- _Goal_: Print, word for word, the opening line of the data below and every line after it through the line that contains "from matplotlib.patches import Ellipse", but not the pictures.
======== Dataset section
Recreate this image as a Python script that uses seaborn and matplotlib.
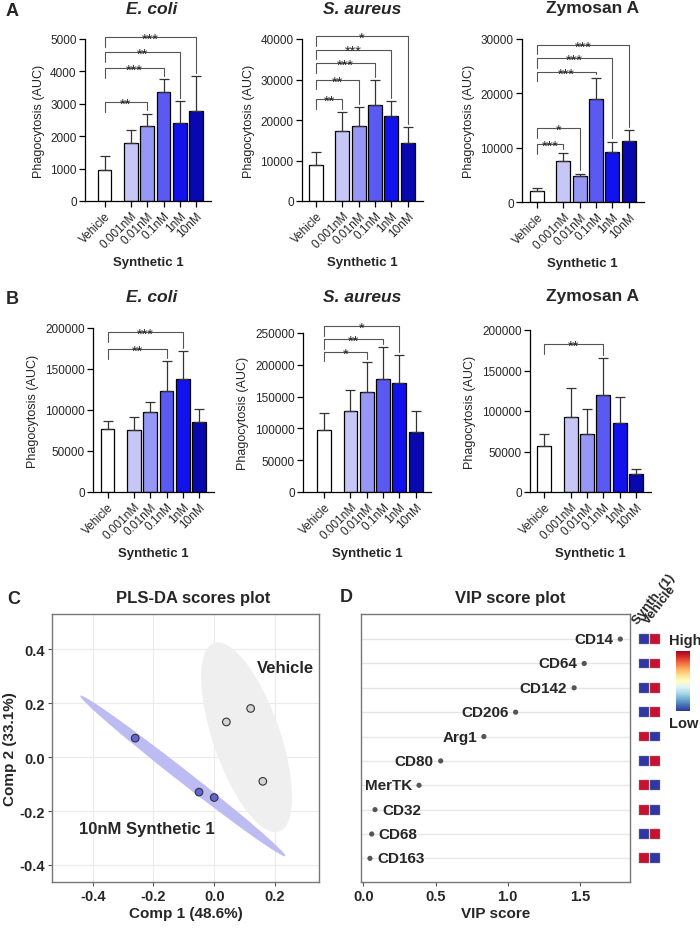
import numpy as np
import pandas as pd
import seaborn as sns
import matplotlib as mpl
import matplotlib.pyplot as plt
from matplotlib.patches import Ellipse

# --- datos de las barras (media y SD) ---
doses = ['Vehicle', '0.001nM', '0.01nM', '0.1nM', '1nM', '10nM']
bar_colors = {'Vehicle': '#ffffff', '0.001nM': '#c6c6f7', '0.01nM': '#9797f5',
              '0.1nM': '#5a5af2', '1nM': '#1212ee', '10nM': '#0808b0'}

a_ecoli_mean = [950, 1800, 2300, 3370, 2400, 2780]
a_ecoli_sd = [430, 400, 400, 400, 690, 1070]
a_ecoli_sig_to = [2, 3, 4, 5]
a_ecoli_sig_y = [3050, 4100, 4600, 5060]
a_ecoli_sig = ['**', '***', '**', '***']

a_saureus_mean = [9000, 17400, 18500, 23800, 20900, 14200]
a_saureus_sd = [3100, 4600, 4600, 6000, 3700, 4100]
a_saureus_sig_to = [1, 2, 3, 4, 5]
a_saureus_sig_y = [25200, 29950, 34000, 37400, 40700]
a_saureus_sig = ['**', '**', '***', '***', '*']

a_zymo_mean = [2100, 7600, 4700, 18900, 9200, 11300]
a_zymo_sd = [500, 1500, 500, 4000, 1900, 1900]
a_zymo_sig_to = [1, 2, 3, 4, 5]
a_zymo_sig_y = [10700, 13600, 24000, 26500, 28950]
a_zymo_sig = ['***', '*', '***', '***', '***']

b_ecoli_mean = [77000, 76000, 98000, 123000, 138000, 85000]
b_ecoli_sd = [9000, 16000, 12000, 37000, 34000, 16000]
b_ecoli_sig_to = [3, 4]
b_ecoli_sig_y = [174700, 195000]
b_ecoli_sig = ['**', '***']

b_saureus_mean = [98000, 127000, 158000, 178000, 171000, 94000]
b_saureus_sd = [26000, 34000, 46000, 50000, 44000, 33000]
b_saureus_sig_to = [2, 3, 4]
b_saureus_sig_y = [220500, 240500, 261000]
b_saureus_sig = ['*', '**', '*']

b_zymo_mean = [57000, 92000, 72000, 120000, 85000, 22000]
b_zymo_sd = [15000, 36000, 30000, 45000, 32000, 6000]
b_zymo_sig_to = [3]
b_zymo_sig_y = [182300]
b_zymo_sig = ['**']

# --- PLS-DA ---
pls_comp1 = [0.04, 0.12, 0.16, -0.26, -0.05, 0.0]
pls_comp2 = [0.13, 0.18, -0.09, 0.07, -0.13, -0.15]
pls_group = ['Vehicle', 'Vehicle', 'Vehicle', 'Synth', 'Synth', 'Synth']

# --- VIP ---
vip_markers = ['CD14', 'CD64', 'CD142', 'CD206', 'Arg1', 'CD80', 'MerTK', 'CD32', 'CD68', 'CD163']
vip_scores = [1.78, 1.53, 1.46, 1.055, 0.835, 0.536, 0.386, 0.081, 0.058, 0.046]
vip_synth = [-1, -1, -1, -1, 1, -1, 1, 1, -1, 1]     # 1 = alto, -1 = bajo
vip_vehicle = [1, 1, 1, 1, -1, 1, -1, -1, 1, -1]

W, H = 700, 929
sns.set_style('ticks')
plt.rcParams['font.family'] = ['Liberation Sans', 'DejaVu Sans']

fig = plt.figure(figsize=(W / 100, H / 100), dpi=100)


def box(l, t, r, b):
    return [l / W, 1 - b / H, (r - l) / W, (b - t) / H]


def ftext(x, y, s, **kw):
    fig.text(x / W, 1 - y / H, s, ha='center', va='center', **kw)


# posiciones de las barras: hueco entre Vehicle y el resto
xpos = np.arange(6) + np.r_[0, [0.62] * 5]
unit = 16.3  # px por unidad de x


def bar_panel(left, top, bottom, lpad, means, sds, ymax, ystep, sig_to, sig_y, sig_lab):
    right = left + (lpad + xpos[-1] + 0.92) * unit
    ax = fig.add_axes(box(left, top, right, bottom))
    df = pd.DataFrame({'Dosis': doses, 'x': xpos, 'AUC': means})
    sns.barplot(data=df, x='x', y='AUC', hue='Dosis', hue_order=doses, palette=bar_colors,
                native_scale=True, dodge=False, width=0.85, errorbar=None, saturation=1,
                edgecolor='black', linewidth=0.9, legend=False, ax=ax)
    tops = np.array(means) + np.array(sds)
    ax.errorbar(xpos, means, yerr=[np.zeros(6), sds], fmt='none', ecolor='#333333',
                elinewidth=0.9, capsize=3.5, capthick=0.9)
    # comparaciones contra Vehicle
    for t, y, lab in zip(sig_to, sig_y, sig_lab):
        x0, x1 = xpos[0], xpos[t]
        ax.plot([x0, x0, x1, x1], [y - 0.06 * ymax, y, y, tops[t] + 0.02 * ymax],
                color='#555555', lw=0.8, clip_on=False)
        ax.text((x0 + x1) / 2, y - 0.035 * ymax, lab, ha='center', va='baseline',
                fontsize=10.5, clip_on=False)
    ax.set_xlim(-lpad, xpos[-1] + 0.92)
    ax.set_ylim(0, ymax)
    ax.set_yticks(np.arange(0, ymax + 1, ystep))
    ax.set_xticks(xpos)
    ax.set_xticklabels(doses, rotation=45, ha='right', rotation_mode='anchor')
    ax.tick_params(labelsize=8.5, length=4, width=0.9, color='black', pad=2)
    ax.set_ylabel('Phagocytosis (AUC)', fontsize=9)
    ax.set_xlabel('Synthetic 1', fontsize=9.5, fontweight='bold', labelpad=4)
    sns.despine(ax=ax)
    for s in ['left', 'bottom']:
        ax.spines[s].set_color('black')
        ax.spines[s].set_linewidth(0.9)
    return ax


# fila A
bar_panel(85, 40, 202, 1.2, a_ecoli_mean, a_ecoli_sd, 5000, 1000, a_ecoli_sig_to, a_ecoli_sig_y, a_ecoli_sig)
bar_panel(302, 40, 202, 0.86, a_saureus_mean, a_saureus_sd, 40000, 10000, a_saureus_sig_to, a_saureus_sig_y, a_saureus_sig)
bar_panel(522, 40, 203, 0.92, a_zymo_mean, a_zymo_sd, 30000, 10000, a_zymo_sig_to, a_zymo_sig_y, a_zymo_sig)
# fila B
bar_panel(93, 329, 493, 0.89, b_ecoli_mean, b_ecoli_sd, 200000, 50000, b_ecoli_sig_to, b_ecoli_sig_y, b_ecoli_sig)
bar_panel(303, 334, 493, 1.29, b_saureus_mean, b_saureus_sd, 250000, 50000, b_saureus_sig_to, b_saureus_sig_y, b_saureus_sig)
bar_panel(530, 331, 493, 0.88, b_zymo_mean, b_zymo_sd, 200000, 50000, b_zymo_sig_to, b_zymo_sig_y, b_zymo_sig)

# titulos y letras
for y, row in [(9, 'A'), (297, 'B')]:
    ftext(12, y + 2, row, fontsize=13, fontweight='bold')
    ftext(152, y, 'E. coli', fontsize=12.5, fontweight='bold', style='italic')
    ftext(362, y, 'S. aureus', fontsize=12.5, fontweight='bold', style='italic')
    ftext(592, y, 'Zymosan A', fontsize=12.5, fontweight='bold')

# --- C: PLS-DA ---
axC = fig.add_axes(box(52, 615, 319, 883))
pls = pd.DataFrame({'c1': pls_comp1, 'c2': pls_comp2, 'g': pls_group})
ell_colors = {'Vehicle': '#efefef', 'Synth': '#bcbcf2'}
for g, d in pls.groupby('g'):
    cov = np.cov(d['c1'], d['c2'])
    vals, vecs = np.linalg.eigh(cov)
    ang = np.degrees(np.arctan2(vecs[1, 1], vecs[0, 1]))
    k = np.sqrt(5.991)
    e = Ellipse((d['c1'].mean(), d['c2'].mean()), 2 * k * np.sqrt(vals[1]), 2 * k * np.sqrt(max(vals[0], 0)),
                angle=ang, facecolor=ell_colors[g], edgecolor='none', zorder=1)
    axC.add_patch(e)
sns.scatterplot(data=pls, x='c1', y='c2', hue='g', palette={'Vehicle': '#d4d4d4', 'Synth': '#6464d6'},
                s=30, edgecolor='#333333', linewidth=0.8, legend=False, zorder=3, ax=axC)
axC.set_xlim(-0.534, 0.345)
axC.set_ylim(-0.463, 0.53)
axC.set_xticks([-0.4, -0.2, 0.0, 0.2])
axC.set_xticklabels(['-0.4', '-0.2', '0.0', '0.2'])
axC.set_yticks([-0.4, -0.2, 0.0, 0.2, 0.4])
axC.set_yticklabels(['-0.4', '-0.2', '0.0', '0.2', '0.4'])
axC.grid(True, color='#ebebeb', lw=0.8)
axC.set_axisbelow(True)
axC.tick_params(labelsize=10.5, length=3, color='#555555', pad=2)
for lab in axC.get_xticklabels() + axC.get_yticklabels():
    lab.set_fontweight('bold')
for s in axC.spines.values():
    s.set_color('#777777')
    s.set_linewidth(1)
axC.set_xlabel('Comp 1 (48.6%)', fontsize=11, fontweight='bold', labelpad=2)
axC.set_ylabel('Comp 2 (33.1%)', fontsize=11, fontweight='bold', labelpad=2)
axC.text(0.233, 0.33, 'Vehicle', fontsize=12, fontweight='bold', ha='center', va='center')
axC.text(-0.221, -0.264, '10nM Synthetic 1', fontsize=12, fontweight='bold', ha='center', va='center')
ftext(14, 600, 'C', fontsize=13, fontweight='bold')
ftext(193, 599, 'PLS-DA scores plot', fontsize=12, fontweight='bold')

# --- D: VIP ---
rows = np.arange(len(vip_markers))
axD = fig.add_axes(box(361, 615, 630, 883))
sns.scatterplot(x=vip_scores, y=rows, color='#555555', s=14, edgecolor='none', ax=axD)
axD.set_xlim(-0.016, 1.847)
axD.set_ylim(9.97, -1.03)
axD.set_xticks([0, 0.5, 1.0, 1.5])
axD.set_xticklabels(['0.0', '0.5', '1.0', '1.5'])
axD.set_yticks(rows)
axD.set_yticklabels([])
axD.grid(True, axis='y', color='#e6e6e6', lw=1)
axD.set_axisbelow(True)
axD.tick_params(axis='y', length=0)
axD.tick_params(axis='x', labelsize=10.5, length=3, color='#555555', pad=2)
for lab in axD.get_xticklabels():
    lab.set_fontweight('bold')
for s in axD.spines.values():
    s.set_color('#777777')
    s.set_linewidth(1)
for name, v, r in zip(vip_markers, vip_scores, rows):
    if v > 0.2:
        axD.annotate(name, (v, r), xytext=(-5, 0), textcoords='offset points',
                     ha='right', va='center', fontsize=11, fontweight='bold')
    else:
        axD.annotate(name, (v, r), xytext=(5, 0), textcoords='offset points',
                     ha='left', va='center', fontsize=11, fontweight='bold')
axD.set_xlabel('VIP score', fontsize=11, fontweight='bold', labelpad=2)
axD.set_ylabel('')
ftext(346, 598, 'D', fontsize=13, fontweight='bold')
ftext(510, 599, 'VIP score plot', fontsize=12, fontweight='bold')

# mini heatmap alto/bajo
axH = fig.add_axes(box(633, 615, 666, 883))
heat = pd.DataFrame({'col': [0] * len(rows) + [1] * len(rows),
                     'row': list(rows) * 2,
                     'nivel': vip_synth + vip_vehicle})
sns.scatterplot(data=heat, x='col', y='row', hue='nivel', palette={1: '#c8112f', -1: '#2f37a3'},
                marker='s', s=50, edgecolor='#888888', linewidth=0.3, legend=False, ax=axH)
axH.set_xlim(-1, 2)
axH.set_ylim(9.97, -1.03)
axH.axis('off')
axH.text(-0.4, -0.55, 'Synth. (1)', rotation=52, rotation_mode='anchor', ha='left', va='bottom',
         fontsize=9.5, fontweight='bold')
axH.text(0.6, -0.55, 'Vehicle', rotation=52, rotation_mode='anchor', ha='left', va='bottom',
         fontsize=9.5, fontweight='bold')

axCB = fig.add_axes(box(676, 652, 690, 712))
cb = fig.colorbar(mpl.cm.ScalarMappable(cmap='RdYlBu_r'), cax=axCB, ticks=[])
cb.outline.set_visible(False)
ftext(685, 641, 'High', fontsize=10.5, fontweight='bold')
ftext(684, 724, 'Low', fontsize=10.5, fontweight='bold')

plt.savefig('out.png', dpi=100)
================
- _Output of the exercise_:
Recreate this image as a Python script that uses seaborn and matplotlib.
import numpy as np
import pandas as pd
import seaborn as sns
import matplotlib as mpl
import matplotlib.pyplot as plt
from matplotlib.patches import Ellipse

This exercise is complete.